Autre série de mensonges. Gianni Petrucci, le président du Comité olympique Italien, dit que l’Italie est un pays qui fait des progrès dans le domaine sportif, alors que depuis les cinq derniers JO, les médailles diminuent et que dans les établissements scolaires, le sport préféré consiste à tabasser quelqu’un, filmer la scène et la diffuser sur YouTube. Walter Veltroni, le président du Pd [Parti démocrate, gauche, ndlr], dit que ceux qui critiquent son leadership veulent faire parler d’eux dans la presse et seraient prêts à tout pour une photo. Il va d’un talk-show à l’autre et avant les élections, il a fait le tour de Rome en compagnie de George Clooney et de Roberto Benigni. La ministre de l’Education, Mariastella Gelmini a dit: «J’ai toujours pensé qu’il faut rendre transparents et irréprochables les examens d’entrée à l’université.» Mais en ce qui la concerne, elle a passé ses examens non pas à Milan, mais à Reggio de Calabre, où il est plus facile d’être reçu. La ministre néobigote et ancienne pin-up Mara Carfagna a proposé une nouvelle loi contre la prostitution, jurant qu’elle serait efficace. Mensonge: seules quelques pauvres filles qui font le trottoir se retrouveront en prison. Mensonges au plus haut niveau: Napolitano a dit que la constitution doit inspirer chacun de nos actes politiques. Mensonge. La constitution dit que tout citoyen est égal devant la loi, et il a signé un décret qui donne l’impunité aux plus hauts représentants de l’Etat, surtout au Premier ministre.

Pour finir, deux sacrés mensonges du pape, et de taille. Le premier, c’est que l’Eglise versa la majeure partie de ses fonds aux pauvres. Faux: le Vatican garde pour lui 90 % de ses avoirs. Le second, c’est qu’en Italie, il n’y a pas d’hommes politiques catholiques. Lors des dernières élections, c’était à qui serait le plus bigot, et une légion de politiciens divorcés soutenaient l’indissolubilité du mariage.
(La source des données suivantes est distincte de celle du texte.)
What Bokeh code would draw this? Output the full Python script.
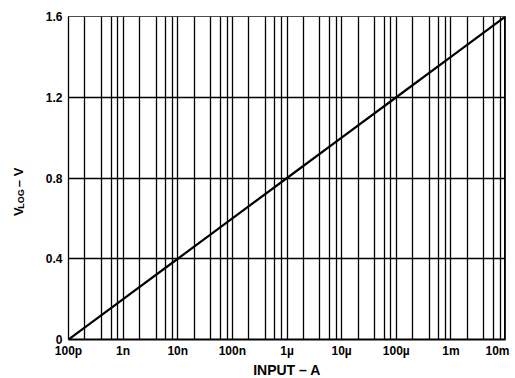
import math
from bokeh.plotting import figure
from bokeh.layouts import row
from bokeh.models import FixedTicker, Label, Span, CustomJSTickFormatter
from bokeh.embed import file_html
from bokeh.resources import INLINE

# ---- data ----
decades = [1e-10, 1e-9, 1e-8, 1e-7, 1e-6, 1e-5, 1e-4, 1e-3, 1e-2]
decade_labels = ["100p", "1n", "10n", "100n", "1\u00b5", "10\u00b5", "100\u00b5", "1m", "10m"]
minor_mult = [2, 4, 6, 8]
y_ticks = [0.0, 0.4, 0.8, 1.2, 1.6]
y_labels = ["0", "0.4", "0.8", "1.2", "1.6"]

input_a = [1e-10, 1e-9, 1e-8, 1e-7, 1e-6, 1e-5, 1e-4, 1e-3, 1e-2]
vlog = [0.0, 0.2, 0.4, 0.6, 0.8, 1.0, 1.2, 1.4, 1.6]

FONT = "Liberation Sans"
W, H = 515, 378
TW = 30  # width of the strip that carries the y title

# ---- strip holding the y-axis title (V with subscript LOG) ----
t = figure(width=TW, height=H, x_range=(0, TW), y_range=(0, H), min_border=0,
           x_axis_location=None, y_axis_location=None, outline_line_color=None,
           output_backend="svg", toolbar_location=None)
t.grid.visible = False
ang = math.pi / 2
lab = dict(angle=ang, text_align="left", text_baseline="alphabetic", text_font=FONT,
           text_font_style="bold", text_color="black")
t.add_layout(Label(x=18, y=143, text="V", text_font_size="13px", **lab))
t.add_layout(Label(x=20, y=151.7, text="LOG", text_font_size="9px", **lab))
t.add_layout(Label(x=18, y=177, text="\u2013 V", text_font_size="13px", **lab))

# ---- main chart ----
p = figure(x_axis_type="log", x_range=(decades[0], decades[-1]), y_range=(y_ticks[0], y_ticks[-1]),
           frame_width=437, frame_height=323,
           min_border_left=68 - TW, min_border_right=W - 68 - 437, min_border_top=16,
           min_border_bottom=H - 16 - 323,
           output_backend="svg", toolbar_location=None)

minor = [m * d for d in decades[:-1] for m in minor_mult]
p.xaxis.ticker = FixedTicker(ticks=decades, minor_ticks=minor)
p.yaxis.ticker = FixedTicker(ticks=y_ticks, minor_ticks=[])

shown = decade_labels[:-1] + [decade_labels[-1] + "\u2002"]
p.xaxis.formatter = CustomJSTickFormatter(args=dict(xlabs=shown, first=decades[0]),
    code="const i = Math.round(Math.log10(tick) - Math.log10(first)); return xlabs[i] || '';")
p.yaxis.formatter = CustomJSTickFormatter(args=dict(yt=y_ticks, yl=y_labels),
    code="for (let i = 0; i < yt.length; i++) { if (Math.abs(yt[i]-tick) < 1e-9) return yl[i]; } return '';")

for ax in (p.xaxis, p.yaxis):
    ax.major_tick_out = 0
    ax.major_tick_in = 0
    ax.minor_tick_out = 0
    ax.minor_tick_in = 0
    ax.axis_line_color = "black"
    ax.major_label_text_font = FONT
    ax.major_label_text_font_style = "bold"
    ax.major_label_text_font_size = "12px"
    ax.major_label_text_color = "black"
p.xaxis.axis_line_width = 2
p.yaxis.axis_line_width = 1.3
p.xaxis.major_label_standoff = 4
p.yaxis.major_label_standoff = 6

p.xaxis.axis_label = "INPUT \u2013 A"
p.xaxis.axis_label_text_font = FONT
p.xaxis.axis_label_text_font_style = "bold"
p.xaxis.axis_label_text_font_size = "14px"
p.xaxis.axis_label_text_color = "black"
p.xaxis.axis_label_standoff = 1

p.xgrid.grid_line_color = "black"
p.xgrid.grid_line_width = 1.3
p.xgrid.minor_grid_line_color = "black"
p.xgrid.minor_grid_line_width = 1.3
p.ygrid.grid_line_color = "black"
p.ygrid.grid_line_width = 1.3

p.outline_line_color = "black"
p.outline_line_width = 1
p.outline_line_alpha = 0.7

p.add_layout(Span(location=decades[-1], dimension="height", line_color="black", line_width=3))

p.line(input_a, vlog, line_color="black", line_width=2.2)

layout = row(t, p)
open("out.html", "w").write(file_html(layout, INLINE))
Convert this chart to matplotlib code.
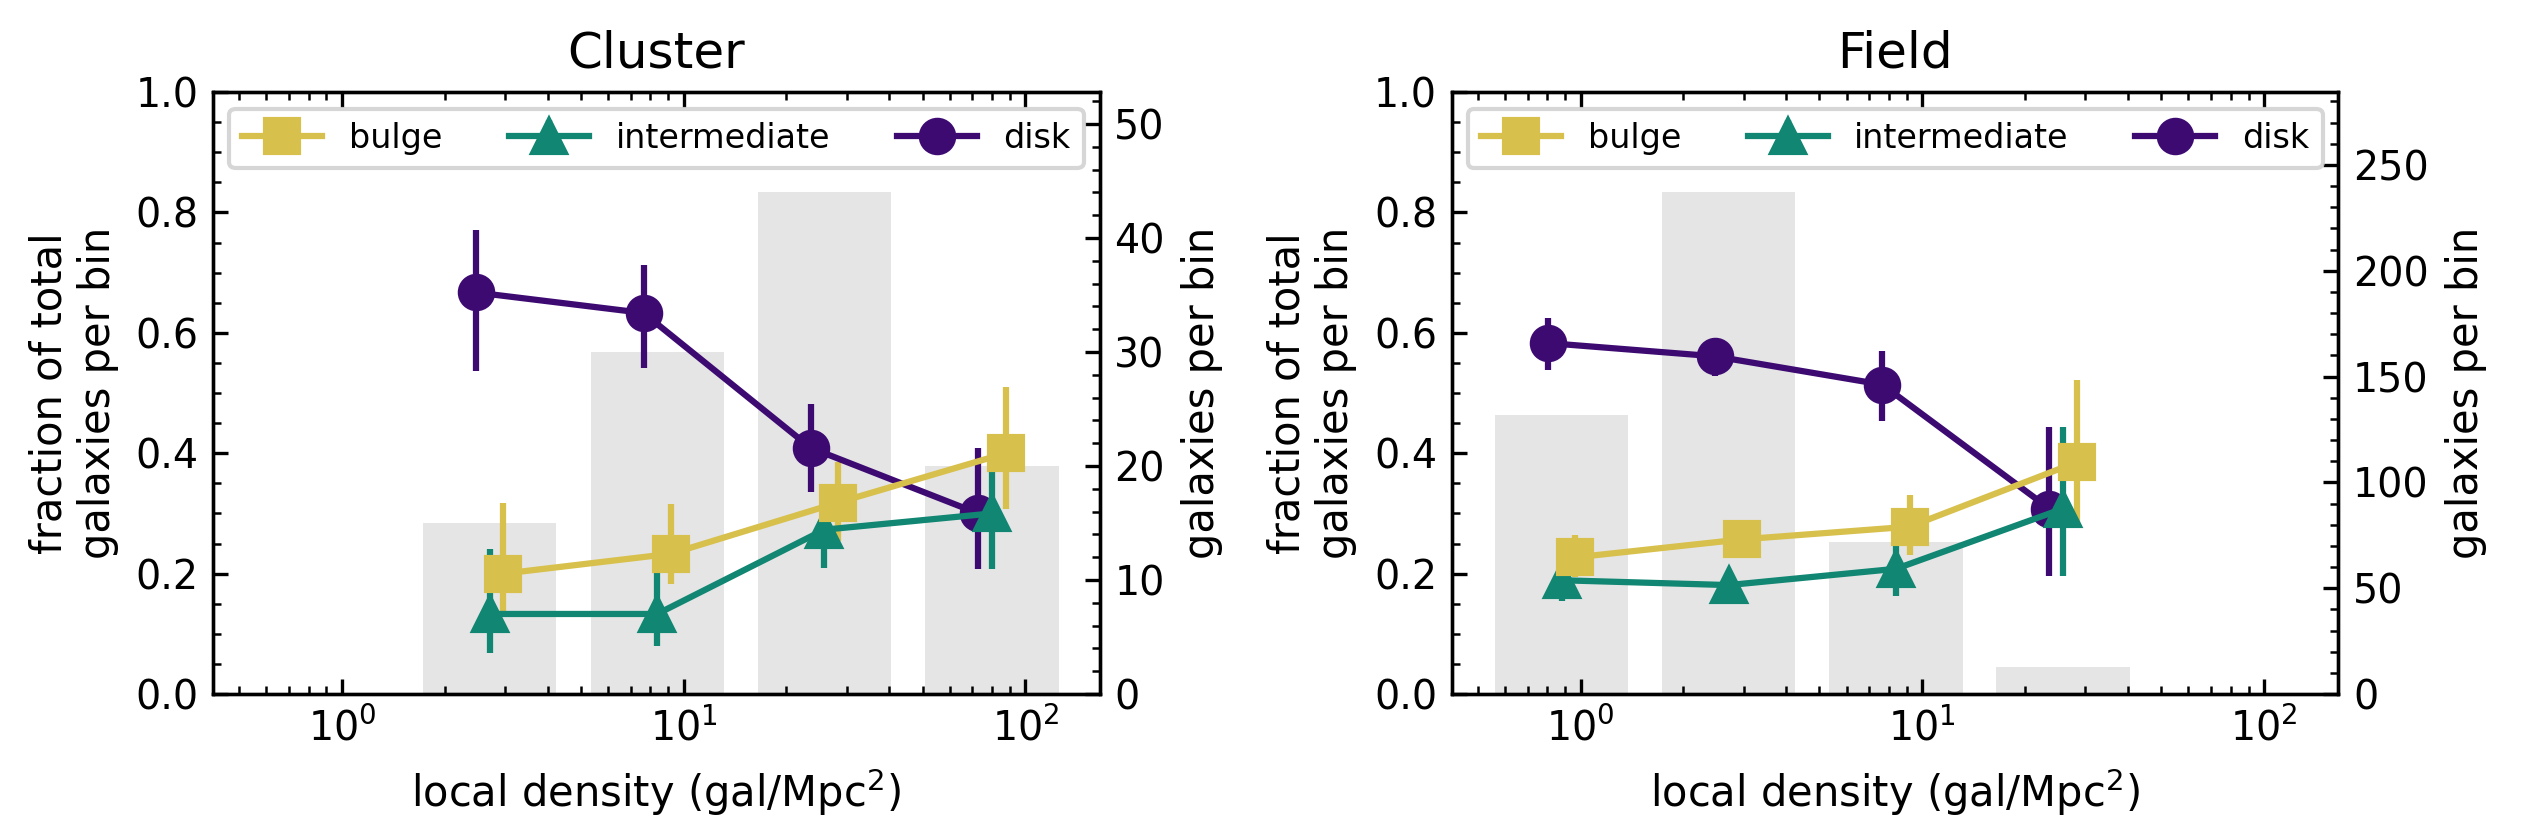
import numpy as np
import matplotlib
matplotlib.use('Agg')
from matplotlib import pyplot as plt
from matplotlib.ticker import AutoMinorLocator, MultipleLocator

# bin centres of local density (gal/Mpc^2)
cluster_dens = [2.71, 8.37, 25.8, 79.8]
field_dens = [0.88, 2.71, 8.37, 25.8]

# galaxies per bin
cluster_counts = [15, 30, 44, 20]
field_counts = [132, 237, 72, 13]

# fractions: value, lower bound, upper bound
cluster_bulge = [0.200, 0.233, 0.318, 0.400]
cluster_bulge_lo = [0.136, 0.182, 0.255, 0.308]
cluster_bulge_hi = [0.318, 0.316, 0.385, 0.510]
cluster_inter = [0.133, 0.133, 0.273, 0.300]
cluster_inter_lo = [0.068, 0.080, 0.210, 0.208]
cluster_inter_hi = [0.241, 0.213, 0.338, 0.408]
cluster_disk = [0.667, 0.633, 0.409, 0.300]
cluster_disk_lo = [0.537, 0.541, 0.336, 0.208]
cluster_disk_hi = [0.771, 0.713, 0.481, 0.408]

field_bulge = [0.227, 0.257, 0.278, 0.385]
field_bulge_lo = [0.194, 0.227, 0.231, 0.275]
field_bulge_hi = [0.264, 0.283, 0.331, 0.521]
field_inter = [0.189, 0.181, 0.208, 0.308]
field_inter_lo = [0.155, 0.160, 0.163, 0.196]
field_inter_hi = [0.222, 0.205, 0.262, 0.443]
field_disk = [0.583, 0.561, 0.514, 0.308]
field_disk_lo = [0.538, 0.528, 0.453, 0.196]
field_disk_hi = [0.624, 0.591, 0.570, 0.443]

c_bulge = '#d8c04c'
c_inter = '#108673'
c_disk = '#3d0a72'

fig = plt.figure(figsize=(2521/300, 829/300), dpi=300)
fig.subplots_adjust(left=0.0845, right=0.9276, bottom=0.1628, top=0.889, wspace=0.397)


def panel(ax, title, dens, counts, bulge, inter, disk, rmajor):
    dens = np.array(dens)
    ax2 = ax.twinx()
    ax.set_zorder(ax2.get_zorder() + 1)
    ax.patch.set_visible(False)

    left = dens * 10**-0.195
    right = dens * 10**0.195
    ax2.bar(left, counts, width=right - left, align='edge', color='#e5e5e5', zorder=1)
    ax2.set_ylim(0, max(counts) * 1.2)
    ax2.yaxis.set_major_locator(MultipleLocator(rmajor))
    ax2.yaxis.set_minor_locator(AutoMinorLocator(5))
    ax2.tick_params(which='both', direction='in', labelsize=9.5)
    ax2.set_ylabel('galaxies per bin', fontsize=10)

    handles = {}
    for name, (f, lo, hi), col, mk, off in [
            ('disk', disk, c_disk, 'o', -0.04),
            ('intermediate', inter, c_inter, '^', 0.0),
            ('bulge', bulge, c_bulge, 's', 0.04)]:
        f = np.array(f)
        yerr = [f - np.array(lo), np.array(hi) - f]
        h = ax.errorbar(dens * 10**off, f, yerr=yerr, color=col, marker=mk,
                        markersize=8, lw=1.5, label=name)
        handles[name] = h

    ax.set_xscale('log')
    ax.set_xlim(0.42, 165)
    ax.set_ylim(0, 1)
    ax.yaxis.set_major_locator(MultipleLocator(0.2))
    ax.yaxis.set_minor_locator(AutoMinorLocator(4))
    ax.tick_params(which='both', direction='in', top=True, right=False, labelsize=9.5)
    ax.set_title(title, fontsize=12)
    ax.set_xlabel('local density (gal/Mpc$^2$)', fontsize=10)
    ax.set_ylabel('fraction of total\ngalaxies per bin', fontsize=10)
    ax.legend([handles['bulge'], handles['intermediate'], handles['disk']],
              ['bulge', 'intermediate', 'disk'], loc='upper center', ncol=3,
              fontsize=8, handlelength=2.4)


ax1 = fig.add_subplot(1, 2, 1)
panel(ax1, 'Cluster', cluster_dens, cluster_counts,
      (cluster_bulge, cluster_bulge_lo, cluster_bulge_hi),
      (cluster_inter, cluster_inter_lo, cluster_inter_hi),
      (cluster_disk, cluster_disk_lo, cluster_disk_hi), 10)

ax3 = fig.add_subplot(1, 2, 2)
panel(ax3, 'Field', field_dens, field_counts,
      (field_bulge, field_bulge_lo, field_bulge_hi),
      (field_inter, field_inter_lo, field_inter_hi),
      (field_disk, field_disk_lo, field_disk_hi), 50)

plt.savefig('out.png', dpi=300)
«Yachts». Dernier mensonge, qui concerne aussi la France: Berlusconi aime Sarkozy. Ce n’est pas vrai, au fond de son cœur, il le déteste car celui-ci lui vole la vedette. Rappelez-vous la phrase célèbre: «Lui, il doit utiliser les yachts des autres alors que moi, j’ai les miens.» Bref, tout est mensonge. Non. Disons que tout cela est relativement sincère et correct en Italie, cela ne fait pas partie de la «grande» politique, on n’en parle pas, on n’en discute pas dans les médias. Peut-être ce refoulement est-il le mensonge le plus néfaste. C’est pourquoi ma prochaine chronique s’intitulera «les belles choses de mon pays». Mais peut-être suis-je en train de vous dire un mensonge?